The question remains: what will the collective ‘we’ do about these unfolding crises? Here, officialdom is an impediment. The goats, sheep and lambs ‘debating’ solutions are entertainers, establishment comers whose political fortunes will be determined by how effectively they deflect efforts to create a just, peaceful, democratic and environmentally sustainable world. In this context, the rationale for Bernie Sanders to ‘play by the rules’ disappeared with the release of the UN reports on climate change and mass extinction.
Without rule by the rich, the people of this country, and the world, can make a go of it. I’m involved in village and city government and go out of my way to know the municipal and government workers, the people who work for a living and those who hold down chairs and porch steps during the day because they’ve been economically excluded. They are mostly decent. And when called upon to make decisions, they generally rise to the occasion. The problem is that they are never called on to do so because Western political economy is controlled by the rich.
Frankly, I would rather tend my garden than help stir up a socialist revolution. But the trajectory of capitalism leaves little choice. Environmental crises will force a profound transformation of economic relations. Paradoxically, liberal technocrats are the least capable of conceiving the path forward. It isn’t just that if you chased the idiots out of Harvard and Yale, the service staff would be the only people left. The theory of knowledge that guides them renders the world largely invisible.

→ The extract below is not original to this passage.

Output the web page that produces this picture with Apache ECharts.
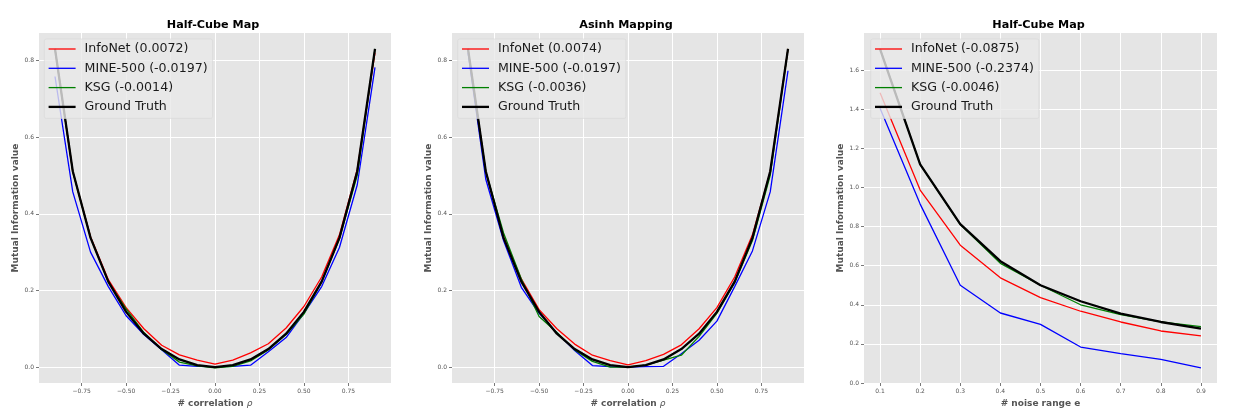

Independence Day is a celebration of slave-owning, genocidal oligarchs freed from the rule of European monarchs. To the extent it reflects aspirations for true democracy— including economic democracy that is the prerequisite for political democracy, it occasionally also serves as a reminder of political possibility.
So, happy 5th of July, the day when democratic control is wrested from the oligarchs for our own sake, and that of humanity.